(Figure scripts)

####

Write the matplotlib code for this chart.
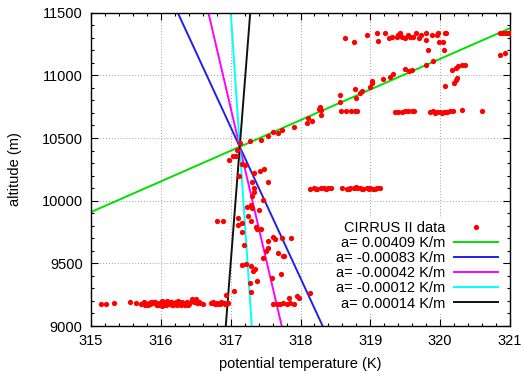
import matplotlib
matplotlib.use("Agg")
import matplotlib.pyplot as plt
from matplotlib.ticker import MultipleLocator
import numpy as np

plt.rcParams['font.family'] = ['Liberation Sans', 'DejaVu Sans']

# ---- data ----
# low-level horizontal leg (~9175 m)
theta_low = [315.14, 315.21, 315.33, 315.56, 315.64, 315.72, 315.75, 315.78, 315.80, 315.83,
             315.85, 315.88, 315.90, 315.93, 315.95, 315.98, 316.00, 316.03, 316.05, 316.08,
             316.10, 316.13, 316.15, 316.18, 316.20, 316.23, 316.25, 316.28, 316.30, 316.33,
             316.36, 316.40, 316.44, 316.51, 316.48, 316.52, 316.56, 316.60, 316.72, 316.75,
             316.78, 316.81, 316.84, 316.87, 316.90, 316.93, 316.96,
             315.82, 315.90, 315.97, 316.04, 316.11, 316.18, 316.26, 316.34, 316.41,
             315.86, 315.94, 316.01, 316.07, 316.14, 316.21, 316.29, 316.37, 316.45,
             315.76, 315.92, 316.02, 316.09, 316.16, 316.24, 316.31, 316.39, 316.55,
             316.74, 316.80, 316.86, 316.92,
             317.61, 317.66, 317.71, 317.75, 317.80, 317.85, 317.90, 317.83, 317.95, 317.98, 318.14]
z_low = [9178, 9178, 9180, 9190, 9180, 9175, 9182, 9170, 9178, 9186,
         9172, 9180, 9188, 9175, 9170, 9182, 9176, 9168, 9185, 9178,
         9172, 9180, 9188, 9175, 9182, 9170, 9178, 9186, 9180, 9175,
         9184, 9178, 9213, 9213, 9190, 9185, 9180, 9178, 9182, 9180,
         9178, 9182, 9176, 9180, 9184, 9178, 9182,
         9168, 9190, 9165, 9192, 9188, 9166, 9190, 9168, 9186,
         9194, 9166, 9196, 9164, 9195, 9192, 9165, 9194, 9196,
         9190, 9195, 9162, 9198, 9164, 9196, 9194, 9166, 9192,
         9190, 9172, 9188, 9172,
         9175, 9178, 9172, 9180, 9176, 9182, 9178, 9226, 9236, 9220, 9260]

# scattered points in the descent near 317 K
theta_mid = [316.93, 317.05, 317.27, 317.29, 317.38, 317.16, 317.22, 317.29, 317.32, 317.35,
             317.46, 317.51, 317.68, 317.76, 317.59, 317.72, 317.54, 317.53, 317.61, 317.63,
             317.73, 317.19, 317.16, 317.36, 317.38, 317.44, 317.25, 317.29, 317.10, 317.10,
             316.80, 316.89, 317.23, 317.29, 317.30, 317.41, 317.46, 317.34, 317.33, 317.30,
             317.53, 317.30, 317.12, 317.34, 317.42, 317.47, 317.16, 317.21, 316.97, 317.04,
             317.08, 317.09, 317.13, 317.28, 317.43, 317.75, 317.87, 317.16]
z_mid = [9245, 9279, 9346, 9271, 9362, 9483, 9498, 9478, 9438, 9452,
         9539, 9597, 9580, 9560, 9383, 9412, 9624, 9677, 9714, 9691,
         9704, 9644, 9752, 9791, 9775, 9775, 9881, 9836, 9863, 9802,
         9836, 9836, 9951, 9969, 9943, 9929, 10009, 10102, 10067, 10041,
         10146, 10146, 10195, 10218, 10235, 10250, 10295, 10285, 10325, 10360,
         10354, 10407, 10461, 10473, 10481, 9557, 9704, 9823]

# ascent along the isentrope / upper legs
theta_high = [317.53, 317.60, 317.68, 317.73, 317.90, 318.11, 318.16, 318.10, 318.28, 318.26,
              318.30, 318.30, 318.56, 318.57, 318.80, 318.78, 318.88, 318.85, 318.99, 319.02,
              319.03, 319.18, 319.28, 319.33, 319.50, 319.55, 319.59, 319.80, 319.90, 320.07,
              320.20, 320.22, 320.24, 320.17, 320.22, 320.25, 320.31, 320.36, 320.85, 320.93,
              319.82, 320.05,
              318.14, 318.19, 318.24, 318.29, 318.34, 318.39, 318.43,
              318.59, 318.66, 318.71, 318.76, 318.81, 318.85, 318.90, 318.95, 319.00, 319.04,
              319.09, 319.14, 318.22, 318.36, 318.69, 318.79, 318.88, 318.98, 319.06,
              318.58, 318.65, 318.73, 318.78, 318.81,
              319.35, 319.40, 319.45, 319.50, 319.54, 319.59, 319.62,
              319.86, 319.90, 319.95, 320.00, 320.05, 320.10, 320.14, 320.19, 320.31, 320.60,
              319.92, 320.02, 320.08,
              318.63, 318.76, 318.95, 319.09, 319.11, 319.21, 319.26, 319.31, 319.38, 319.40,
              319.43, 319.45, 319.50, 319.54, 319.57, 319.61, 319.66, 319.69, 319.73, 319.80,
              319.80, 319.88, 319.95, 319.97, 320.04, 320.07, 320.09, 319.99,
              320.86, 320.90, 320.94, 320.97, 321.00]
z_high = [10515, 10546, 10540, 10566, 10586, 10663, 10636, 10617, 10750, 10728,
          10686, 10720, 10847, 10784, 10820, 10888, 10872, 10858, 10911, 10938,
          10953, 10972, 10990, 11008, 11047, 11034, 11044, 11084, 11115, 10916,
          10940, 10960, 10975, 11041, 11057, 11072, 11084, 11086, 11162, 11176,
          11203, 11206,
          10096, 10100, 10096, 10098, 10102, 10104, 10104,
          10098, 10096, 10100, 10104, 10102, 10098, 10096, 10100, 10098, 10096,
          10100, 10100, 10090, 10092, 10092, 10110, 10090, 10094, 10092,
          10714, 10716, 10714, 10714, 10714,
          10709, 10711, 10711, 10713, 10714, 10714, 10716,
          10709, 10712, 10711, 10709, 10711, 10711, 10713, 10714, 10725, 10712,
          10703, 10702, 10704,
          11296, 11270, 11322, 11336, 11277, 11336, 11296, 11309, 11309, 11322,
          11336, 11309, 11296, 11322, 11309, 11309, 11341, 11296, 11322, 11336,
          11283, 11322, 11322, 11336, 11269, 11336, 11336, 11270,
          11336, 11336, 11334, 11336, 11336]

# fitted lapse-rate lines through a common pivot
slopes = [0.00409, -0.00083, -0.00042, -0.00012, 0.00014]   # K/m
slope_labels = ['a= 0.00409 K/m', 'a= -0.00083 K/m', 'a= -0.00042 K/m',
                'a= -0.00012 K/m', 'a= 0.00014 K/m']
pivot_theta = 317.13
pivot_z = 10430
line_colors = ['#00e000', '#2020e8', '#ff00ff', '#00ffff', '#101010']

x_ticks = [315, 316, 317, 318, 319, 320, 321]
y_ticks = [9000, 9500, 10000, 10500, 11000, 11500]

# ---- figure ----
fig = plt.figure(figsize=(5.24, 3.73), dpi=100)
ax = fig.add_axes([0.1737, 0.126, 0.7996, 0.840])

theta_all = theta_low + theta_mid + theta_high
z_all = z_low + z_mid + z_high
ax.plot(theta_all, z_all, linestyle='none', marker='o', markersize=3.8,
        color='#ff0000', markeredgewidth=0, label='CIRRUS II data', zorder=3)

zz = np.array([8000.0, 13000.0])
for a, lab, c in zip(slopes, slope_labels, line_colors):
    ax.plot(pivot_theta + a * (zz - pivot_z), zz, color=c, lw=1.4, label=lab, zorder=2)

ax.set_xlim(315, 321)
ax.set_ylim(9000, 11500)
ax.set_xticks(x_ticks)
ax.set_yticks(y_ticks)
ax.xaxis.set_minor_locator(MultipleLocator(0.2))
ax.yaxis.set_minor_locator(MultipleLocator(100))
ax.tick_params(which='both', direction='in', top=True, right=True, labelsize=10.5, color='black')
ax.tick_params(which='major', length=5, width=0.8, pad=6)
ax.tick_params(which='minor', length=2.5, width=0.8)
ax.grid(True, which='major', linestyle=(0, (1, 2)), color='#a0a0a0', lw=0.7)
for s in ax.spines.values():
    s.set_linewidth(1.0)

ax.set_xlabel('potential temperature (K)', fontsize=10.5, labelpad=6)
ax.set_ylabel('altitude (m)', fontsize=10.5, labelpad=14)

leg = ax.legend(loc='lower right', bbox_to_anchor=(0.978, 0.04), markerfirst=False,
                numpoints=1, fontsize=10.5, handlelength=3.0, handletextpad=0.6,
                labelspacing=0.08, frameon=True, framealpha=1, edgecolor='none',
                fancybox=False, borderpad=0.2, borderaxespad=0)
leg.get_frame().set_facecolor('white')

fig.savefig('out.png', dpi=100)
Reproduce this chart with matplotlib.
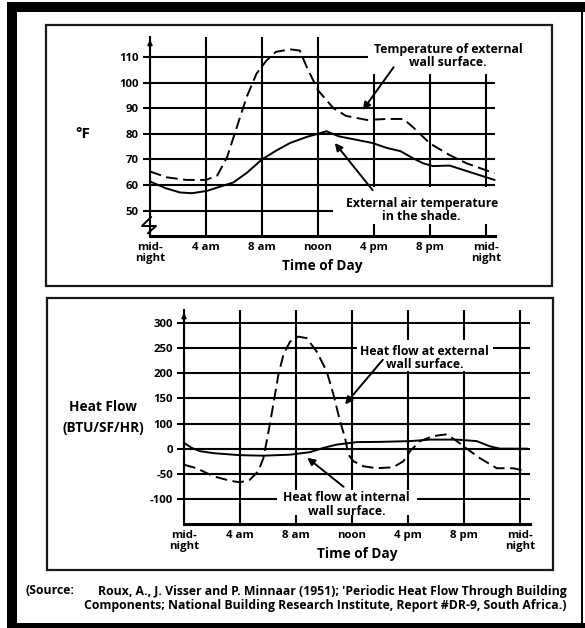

####

Given task: Word for word, give again the lines from the first entry to the line with "plt.rcParams['font.family'] = ['Liberation", inclusive. Exclude the pictures.

Answer to the task:
Write the matplotlib code for this chart.
import matplotlib
matplotlib.use("Agg")
import matplotlib.pyplot as plt
from matplotlib.ticker import MultipleLocator
import numpy as np

plt.rcParams['font.family'] = ['Liberation Sans', 'DejaVu Sans']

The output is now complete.